▶ DESCRIPTION OF THE TASK:
Retype the data exactly, from its first line to the line containing "const leftStemDiameterErr = [0.4, 0.3, 0.1];", including both, and skip any picture.

___ DATASET CONTENT

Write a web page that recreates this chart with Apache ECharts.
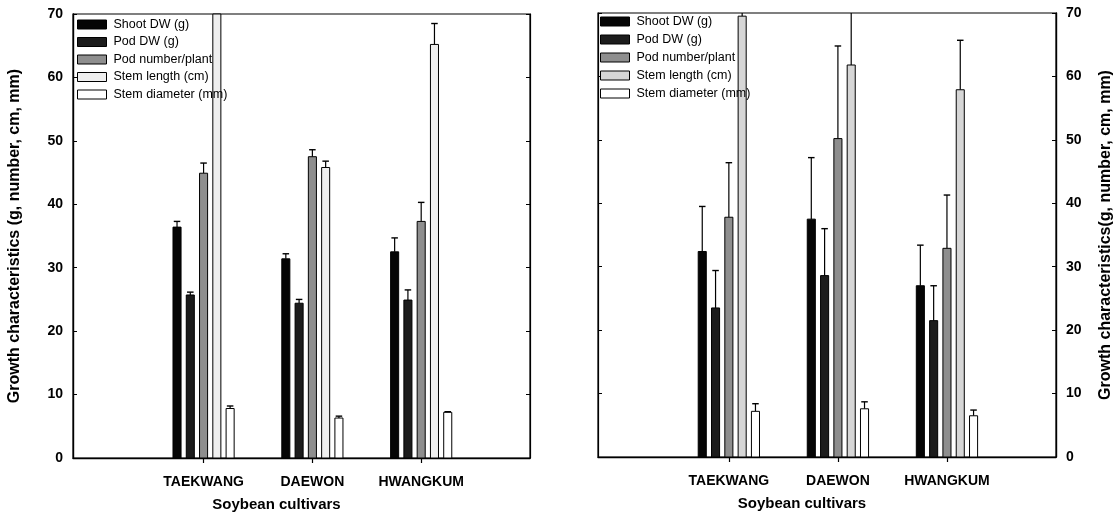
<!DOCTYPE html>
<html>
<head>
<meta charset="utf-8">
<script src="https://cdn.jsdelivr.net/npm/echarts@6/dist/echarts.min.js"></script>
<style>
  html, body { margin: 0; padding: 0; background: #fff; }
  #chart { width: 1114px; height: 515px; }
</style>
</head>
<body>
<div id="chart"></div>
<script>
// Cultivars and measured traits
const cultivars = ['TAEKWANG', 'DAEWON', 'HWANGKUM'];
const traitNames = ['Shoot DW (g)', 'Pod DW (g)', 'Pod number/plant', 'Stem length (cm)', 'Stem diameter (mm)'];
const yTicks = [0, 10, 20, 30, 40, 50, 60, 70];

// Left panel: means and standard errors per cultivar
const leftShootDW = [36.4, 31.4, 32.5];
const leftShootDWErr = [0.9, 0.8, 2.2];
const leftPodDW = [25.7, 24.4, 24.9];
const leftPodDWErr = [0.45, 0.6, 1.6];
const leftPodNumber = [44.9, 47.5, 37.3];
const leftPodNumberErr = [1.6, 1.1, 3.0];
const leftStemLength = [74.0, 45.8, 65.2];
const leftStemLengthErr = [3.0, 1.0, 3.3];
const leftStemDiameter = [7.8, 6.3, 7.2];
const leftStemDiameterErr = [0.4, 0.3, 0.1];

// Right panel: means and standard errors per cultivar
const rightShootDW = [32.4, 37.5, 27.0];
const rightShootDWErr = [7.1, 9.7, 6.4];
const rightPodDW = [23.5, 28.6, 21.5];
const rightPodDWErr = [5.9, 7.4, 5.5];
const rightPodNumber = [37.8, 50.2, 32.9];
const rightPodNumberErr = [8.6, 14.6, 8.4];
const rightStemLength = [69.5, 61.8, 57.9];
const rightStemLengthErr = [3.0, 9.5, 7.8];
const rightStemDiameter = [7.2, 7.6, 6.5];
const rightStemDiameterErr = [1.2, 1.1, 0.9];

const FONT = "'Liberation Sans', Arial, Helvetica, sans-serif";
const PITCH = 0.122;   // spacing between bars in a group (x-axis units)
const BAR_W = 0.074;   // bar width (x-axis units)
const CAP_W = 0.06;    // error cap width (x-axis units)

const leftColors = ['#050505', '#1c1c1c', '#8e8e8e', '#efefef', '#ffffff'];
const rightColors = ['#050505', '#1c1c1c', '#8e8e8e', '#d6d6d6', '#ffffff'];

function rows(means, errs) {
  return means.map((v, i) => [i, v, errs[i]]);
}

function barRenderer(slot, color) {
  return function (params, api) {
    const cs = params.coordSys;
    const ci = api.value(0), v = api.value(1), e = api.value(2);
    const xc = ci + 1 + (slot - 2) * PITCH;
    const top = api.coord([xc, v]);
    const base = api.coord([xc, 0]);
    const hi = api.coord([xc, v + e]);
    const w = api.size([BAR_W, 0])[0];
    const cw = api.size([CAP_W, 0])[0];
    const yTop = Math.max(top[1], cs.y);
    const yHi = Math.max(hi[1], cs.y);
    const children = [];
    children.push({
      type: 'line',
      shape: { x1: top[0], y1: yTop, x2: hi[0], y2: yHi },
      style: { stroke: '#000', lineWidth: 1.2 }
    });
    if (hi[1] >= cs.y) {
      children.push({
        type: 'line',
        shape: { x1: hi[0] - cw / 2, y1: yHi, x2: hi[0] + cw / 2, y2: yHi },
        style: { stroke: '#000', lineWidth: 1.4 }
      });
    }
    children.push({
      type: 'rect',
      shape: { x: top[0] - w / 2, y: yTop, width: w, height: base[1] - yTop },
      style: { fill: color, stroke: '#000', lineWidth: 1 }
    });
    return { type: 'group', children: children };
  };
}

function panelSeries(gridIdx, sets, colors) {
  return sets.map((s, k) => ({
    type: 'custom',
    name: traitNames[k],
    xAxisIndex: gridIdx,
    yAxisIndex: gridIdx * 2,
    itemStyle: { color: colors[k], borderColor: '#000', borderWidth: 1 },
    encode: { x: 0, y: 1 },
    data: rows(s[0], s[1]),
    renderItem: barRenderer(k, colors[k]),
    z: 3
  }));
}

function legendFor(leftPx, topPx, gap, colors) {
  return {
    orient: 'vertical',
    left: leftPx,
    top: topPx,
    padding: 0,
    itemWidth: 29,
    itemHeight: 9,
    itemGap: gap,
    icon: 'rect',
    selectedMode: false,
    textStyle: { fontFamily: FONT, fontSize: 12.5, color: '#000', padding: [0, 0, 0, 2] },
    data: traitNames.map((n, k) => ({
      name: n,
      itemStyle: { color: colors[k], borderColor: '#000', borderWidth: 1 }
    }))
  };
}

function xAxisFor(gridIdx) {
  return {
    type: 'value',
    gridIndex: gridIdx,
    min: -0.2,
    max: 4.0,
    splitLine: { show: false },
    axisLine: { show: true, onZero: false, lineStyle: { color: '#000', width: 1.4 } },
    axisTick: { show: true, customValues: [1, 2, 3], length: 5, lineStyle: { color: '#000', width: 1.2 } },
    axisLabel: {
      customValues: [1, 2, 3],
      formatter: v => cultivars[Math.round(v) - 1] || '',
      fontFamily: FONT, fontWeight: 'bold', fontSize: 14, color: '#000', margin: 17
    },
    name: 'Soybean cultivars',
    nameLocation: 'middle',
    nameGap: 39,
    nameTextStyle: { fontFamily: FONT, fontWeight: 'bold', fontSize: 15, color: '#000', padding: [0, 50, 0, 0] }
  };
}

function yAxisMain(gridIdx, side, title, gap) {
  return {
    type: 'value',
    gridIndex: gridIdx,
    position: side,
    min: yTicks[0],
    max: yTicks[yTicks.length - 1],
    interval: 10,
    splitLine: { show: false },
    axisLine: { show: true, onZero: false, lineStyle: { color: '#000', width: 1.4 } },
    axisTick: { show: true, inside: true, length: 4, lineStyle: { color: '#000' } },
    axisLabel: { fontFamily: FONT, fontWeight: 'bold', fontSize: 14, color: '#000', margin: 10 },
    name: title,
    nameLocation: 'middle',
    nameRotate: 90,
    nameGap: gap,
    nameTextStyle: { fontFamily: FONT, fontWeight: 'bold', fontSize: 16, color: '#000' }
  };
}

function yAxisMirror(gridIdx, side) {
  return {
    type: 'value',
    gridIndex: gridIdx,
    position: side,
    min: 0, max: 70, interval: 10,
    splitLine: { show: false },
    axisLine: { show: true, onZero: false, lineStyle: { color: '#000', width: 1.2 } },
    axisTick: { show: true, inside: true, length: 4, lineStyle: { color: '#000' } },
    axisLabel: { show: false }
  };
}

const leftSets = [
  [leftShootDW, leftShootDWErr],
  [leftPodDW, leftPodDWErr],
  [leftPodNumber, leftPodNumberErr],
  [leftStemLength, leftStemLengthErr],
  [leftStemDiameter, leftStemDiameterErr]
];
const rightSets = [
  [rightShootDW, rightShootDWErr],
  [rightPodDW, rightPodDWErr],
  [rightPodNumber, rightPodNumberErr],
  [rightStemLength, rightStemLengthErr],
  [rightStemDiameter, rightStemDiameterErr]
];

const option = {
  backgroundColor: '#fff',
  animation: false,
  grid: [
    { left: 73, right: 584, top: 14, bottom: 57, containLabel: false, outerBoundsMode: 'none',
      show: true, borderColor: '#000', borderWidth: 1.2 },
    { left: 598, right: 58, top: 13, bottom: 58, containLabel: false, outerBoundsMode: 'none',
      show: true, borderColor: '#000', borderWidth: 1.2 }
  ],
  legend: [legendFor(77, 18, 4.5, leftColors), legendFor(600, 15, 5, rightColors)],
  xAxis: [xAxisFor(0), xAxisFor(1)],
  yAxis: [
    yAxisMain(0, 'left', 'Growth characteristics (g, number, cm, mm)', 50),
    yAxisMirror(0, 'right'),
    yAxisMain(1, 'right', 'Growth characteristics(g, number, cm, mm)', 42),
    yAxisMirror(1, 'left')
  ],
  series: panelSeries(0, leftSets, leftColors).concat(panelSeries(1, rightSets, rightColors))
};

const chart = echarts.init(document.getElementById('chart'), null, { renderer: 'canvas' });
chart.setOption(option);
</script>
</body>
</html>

______

▶ TASK SOLUTION:
Write a web page that recreates this chart with Apache ECharts.
<!DOCTYPE html>
<html>
<head>
<meta charset="utf-8">
<script src="https://cdn.jsdelivr.net/npm/echarts@6/dist/echarts.min.js"></script>
<style>
  html, body { margin: 0; padding: 0; background: #fff; }
  #chart { width: 1114px; height: 515px; }
</style>
</head>
<body>
<div id="chart"></div>
<script>
// Cultivars and measured traits
const cultivars = ['TAEKWANG', 'DAEWON', 'HWANGKUM'];
const traitNames = ['Shoot DW (g)', 'Pod DW (g)', 'Pod number/plant', 'Stem length (cm)', 'Stem diameter (mm)'];
const yTicks = [0, 10, 20, 30, 40, 50, 60, 70];

// Left panel: means and standard errors per cultivar
const leftShootDW = [36.4, 31.4, 32.5];
const leftShootDWErr = [0.9, 0.8, 2.2];
const leftPodDW = [25.7, 24.4, 24.9];
const leftPodDWErr = [0.45, 0.6, 1.6];
const leftPodNumber = [44.9, 47.5, 37.3];
const leftPodNumberErr = [1.6, 1.1, 3.0];
const leftStemLength = [74.0, 45.8, 65.2];
const leftStemLengthErr = [3.0, 1.0, 3.3];
const leftStemDiameter = [7.8, 6.3, 7.2];
const leftStemDiameterErr = [0.4, 0.3, 0.1];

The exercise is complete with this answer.